9.2 Toolhead Offsets

For printers with two extruders, the firmware must effect a tool change when switching between extruders. Part of this process entails moving the extruder you are about to use into the position currently occupied by the extruder you were using. When switching from the right to the left extruder, this means moving the entire extruder carriage to the right. And, when switching from the left to the right extruder, moving the carriage to the left. The carriage needs to be moved forward or backwards as well when there is a displacement along the Y axis between the two extruders.

The distance along the X and Y axes which the carriage needs to be moved is the separation along those axes between the two extruders. The separation along the X axis is referred to as the X toolhead offset. Similarly, the separation along the Y axis is the Y toolhead offset. Collectively, these values are referred to as the toolhead offsets.

For the next part, keep in mind that, while facing the front of the printer, the direction of increasing X is to the right and the direction of increasing Y is to the back. The X toolhead offset is taken to be a positive distance. Let us call this distance Ox. The Y toolhead offset, Oy, is taken to be zero when the two extruders have no separation along the Y axis and positive when the left extruder is forward — towards the front of the printer — relative to the right extruder. When switching from the right to left extruder, the carriage is thus moved by the displacement vector (Ox,Oy). For example, for Ox = 33.4 mm and Oy = 0.2 mm, the carriage will be displaced by (33.4 mm,0.2 mm). In other words, moved to the right by 33.4 mm and towards the back by 0.2 mm. And that would be exactly the displacement required to move the left extruder nozzle to the point in space previously occupied by the right extruder nozzle. When switching from the left extruder to the right extruder, the carriage is displaced by the vector (-Ox,-Oy).

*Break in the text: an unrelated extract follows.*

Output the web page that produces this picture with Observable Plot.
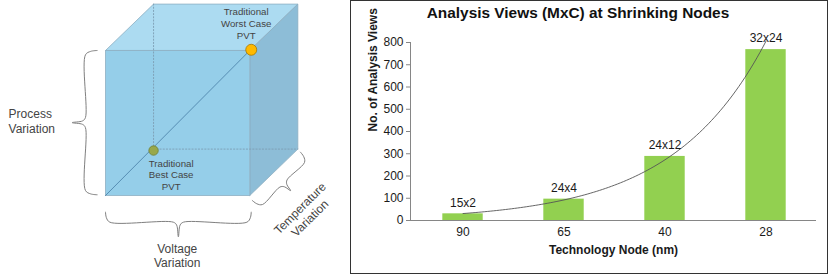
<!DOCTYPE html>
<html>
<head>
<meta charset="utf-8">
<script src="https://cdn.jsdelivr.net/npm/d3@7"></script>
<script src="https://cdn.jsdelivr.net/npm/@observablehq/plot@0.6"></script>
<style>
  body { margin: 0; background: #fff; }
  #root { position: relative; width: 830px; height: 275px; background: #fff; font-family: "Liberation Sans", Arial, sans-serif; overflow: hidden; }
  #cube { position: absolute; left: 0; top: 0; }
  #box { position: absolute; left: 350px; top: 0; width: 478px; height: 274px; border: 1px solid #333; box-sizing: border-box; }
  #title { position: absolute; left: 350px; top: 4px; width: 456px; text-align: center; font: bold 15.4px "Liberation Sans", Arial, sans-serif; color: #111; line-height: 18px; }
  #chart { position: absolute; left: 350px; top: 0; }
</style>
</head>
<body>
<div id="root">
  <div id="cube"></div>
  <div id="box"></div>
  <div id="title"></div>
  <div id="chart"></div>
</div>
<script>
// ---------- Bar chart data ----------
const chartTitle = "Analysis Views (MxC) at Shrinking Nodes";
const nodes = ["90", "65", "40", "28"];
const views = [30, 96, 288, 768];
const viewLabels = ["15x2", "24x4", "24x12", "32x24"];
const yTicks = [0, 100, 200, 300, 400, 500, 600, 700, 800];
const xTitle = "Technology Node (nm)";
const yTitle = "No. of Analysis Views";

// ---------- Cube diagram data (unit cube, front face 0..1) ----------
const depth = [0.333, 0.32];
const cubeFront = [[0, 0], [1, 0], [1, 1], [0, 1], [0, 0]];
const cubeTop = [[0, 1], [1, 1], [1 + depth[0], 1 + depth[1]], [depth[0], 1 + depth[1]], [0, 1]];
const cubeRight = [[1, 0], [1 + depth[0], depth[1]], [1 + depth[0], 1 + depth[1]], [1, 1], [1, 0]];
const hiddenEdges = [
  [[depth[0], depth[1]], [depth[0], 1 + depth[1]]],
  [[depth[0], depth[1]], [1 + depth[0], depth[1]]]
];
const diagonal = [[0, 0], [1, 1]];
const bestCase = [depth[0], depth[1] - 0.01];
const worstCase = [1.01, 1.005];
const cubeLabels = [
  {text: "Traditional\nWorst Case\nPVT", x: 0.975, y: 1.188, size: 9.7, lh: 1.22, anchor: "middle", rot: 0},
  {text: "Traditional\nBest Case\nPVT", x: 0.455, y: 0.145, size: 9.7, lh: 1.2, anchor: "middle", rot: 0},
  {text: "Process\nVariation", x: -0.672, y: 0.519, size: 12, lh: 1.27, anchor: "start", rot: 0},
  {text: "Voltage\nVariation", x: 0.497, y: -0.412, size: 12, lh: 1.17, anchor: "middle", rot: 0},
  {text: "Temperature\nVariation", x: 1.38, y: -0.121, size: 12, lh: 1.17, anchor: "middle", rot: -45}
];
// braces: start, end, outward normal, straight offset, tip offset
const braces = [
  {p0: [-0.058, 1.0], p1: [-0.058, 0.005], n: [-1, 0], o1: 0.081, o2: 0.173},
  {p0: [0, -0.115], p1: [1.01, -0.115], n: [0, -1], o1: 0.069, o2: 0.17},
  {p0: [1.017, -0.034], p1: [1.351, 0.299], n: [0.7071, -0.7071], o1: 0.07, o2: 0.14}
];

// ---------- Title ----------
document.getElementById("title").textContent = chartTitle;

// ---------- Bar chart ----------
const data = nodes.map((node, i) => ({i, node, v: views[i], label: viewLabels[i]}));

// Exponential trendline (least squares on ln y), like the spreadsheet trendline
const lx = data.map(d => d.i), ly = views.map(v => Math.log(v));
const mx = d3.mean(lx), my = d3.mean(ly);
const b = d3.sum(lx.map((x, k) => (x - mx) * (ly[k] - my))) / d3.sum(lx.map(x => (x - mx) ** 2));
const a = my - b * mx;
const trend = d3.range(0, 3.0001, 0.03).map(t => ({t, v: Math.exp(a + b * t)}));

const axisGray = "#868686";
const textDark = "#1a1a1a";
const xDomain = [-0.52, 3.5];

const chart = Plot.plot({
  width: 478,
  height: 274,
  marginLeft: 60,
  marginRight: 12,
  marginTop: 42,
  marginBottom: 54,
  style: {fontFamily: "'Liberation Sans', Arial, sans-serif", fontSize: "12px", color: textDark, background: "transparent", overflow: "visible"},
  x: {domain: xDomain, axis: null},
  y: {domain: [0, 800], axis: null},
  marks: [
    Plot.rectY(data, {x1: d => d.i - 0.2, x2: d => d.i + 0.2, y1: 0, y2: "v", fill: "#92d050"}),
    Plot.ruleY([0], {stroke: axisGray}),
    Plot.ruleX([xDomain[0]], {y1: 0, y2: 800, stroke: axisGray}),
    Plot.axisY({ticks: yTicks, tickSize: 4, tickPadding: 3, stroke: axisGray, fill: textDark, label: null, fontSize: 12}),
    Plot.line(trend, {x: "t", y: "v", stroke: "#555", strokeWidth: 0.9}),
    Plot.text(data, {x: "i", y: "v", text: "label", dy: -11, fill: textDark, fontSize: 12}),
    Plot.text(data, {x: "i", text: "node", frameAnchor: "bottom", dy: 15, fill: textDark, fontSize: 12}),
    Plot.text([xTitle], {text: d => d, frameAnchor: "bottom", dy: 33, fontWeight: "bold", fill: textDark, fontSize: 12}),
    Plot.text([yTitle], {text: d => d, frameAnchor: "left", dx: -37, rotate: -90, fontWeight: "bold", fill: textDark, fontSize: 12})
  ]
});
document.getElementById("chart").appendChild(chart);

// ---------- Cube diagram ----------
const pts = arr => arr.map(([x, y]) => ({x, y}));
function bracePoints(br) {
  const dx = br.p1[0] - br.p0[0], dy = br.p1[1] - br.p0[1];
  const L = Math.hypot(dx, dy), ux = dx / L, uy = dy / L;
  const o1 = br.o1, o2 = br.o2;
  const shape = [[0, 0], [0.006, o1 * 0.55], [0.03, o1], [L / 2 - 0.035, o1], [L / 2 - 0.012, o1 + 0.02], [L / 2, o2],
                 [L / 2 + 0.012, o1 + 0.02], [L / 2 + 0.035, o1], [L - 0.03, o1], [L - 0.006, o1 * 0.55], [L, 0]];
  return shape.map(([s, o]) => ({x: br.p0[0] + ux * s + br.n[0] * o, y: br.p0[1] + uy * s + br.n[1] * o}));
}
const edge = "#8eaec2";
const cube = Plot.plot({
  width: 340,
  height: 275,
  margin: 0,
  style: {fontFamily: "'Liberation Sans', Arial, sans-serif", background: "transparent", overflow: "visible"},
  x: {domain: [-0.7277, 1.6286], axis: null},
  y: {domain: [-0.5517, 1.3448], axis: null},
  marks: [
    Plot.line(pts(cubeTop), {x: "x", y: "y", fill: "#acdbf1", stroke: edge, strokeWidth: 0.8}),
    Plot.line(pts(cubeRight), {x: "x", y: "y", fill: "#8dbdd7", stroke: edge, strokeWidth: 0.8}),
    Plot.line(pts(cubeFront), {x: "x", y: "y", fill: "#95cee9", stroke: edge, strokeWidth: 0.8}),
    ...hiddenEdges.map(e => Plot.line(pts(e), {x: "x", y: "y", stroke: "#7d9db3", strokeWidth: 0.9, strokeDasharray: "1.2,2"})),
    Plot.line(pts(diagonal), {x: "x", y: "y", stroke: "#4f86ad", strokeWidth: 0.9}),
    Plot.dot([bestCase], {x: d => d[0], y: d => d[1], r: 4.7, fill: "#98a84a", stroke: "#6f7f35", strokeWidth: 0.8}),
    Plot.dot([worstCase], {x: d => d[0], y: d => d[1], r: 5.5, fill: "#ffb900", stroke: "#a77700", strokeWidth: 0.8}),
    ...braces.map(br => Plot.line(bracePoints(br), {x: "x", y: "y", stroke: "#7f7f7f", strokeWidth: 1, curve: "catmull-rom"})),
    ...cubeLabels.map(l => Plot.text([l], {x: "x", y: "y", text: "text", fontSize: l.size, lineHeight: l.lh, textAnchor: l.anchor, rotate: l.rot, fill: "#444"}))
  ]
});
document.getElementById("cube").appendChild(cube);
</script>
</body>
</html>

As to the firmware implementation of the displacements, Sailfish follows MakerBot’s implementation: the displacement vector is added to the next motion command. That is, a tool change does not create a motion command of its own. As a result of this implementation choice, it is important that slicers and gcode ensure that the next motion command after a tool change does not attempt to print plastic. If it were to print plastic, then the slope of the motion in the XY-plane will be incorrect owing to the added toolhead offset displacement. In other words, the printed line segment will be wrong. Slicers and gcode must ensure that the first motion command after a tool change is either a travel move or a filament retraction.2

Finally, as part of supporting an older MakerBot dualstrusion system from ReplicatorG 39 and earlier, Sailfish will interpret an X toolhead offset in the inclusive range from -4.0 mm to +4.0 mm as the deviation from the printer’s ideal X toolhead offset. In keeping with the conventions of that older system, Sailfish will convert that deviation, ΔOx, to a proper X toolhead offset using the formula:

Ox  = Sx  -  ΔOx,

where Sx is the ideal or perfect spacing along the X axis. Note that the sign conventions between the older system and the current system are reversed.3 For many Replicator 1 and clones, Sx is 33.0 mm, but for FlashForge printers, Sx is 34.0 mm. For the Replicator 2X, Sx is 35.0 mm.

2If this seems confusing or counterintuitive, it is not you — this is a counterintuitive design chosen by MakerBot in 2011.

3MakerBot actually missed noticing the difference in the sign conventions in their own firmware and incorrectly used Sx + ΔOx. When users upgraded from earlier firmwares, they experienced difficulty and found that their dualstrusion prints had gaps along the X axis of Ox.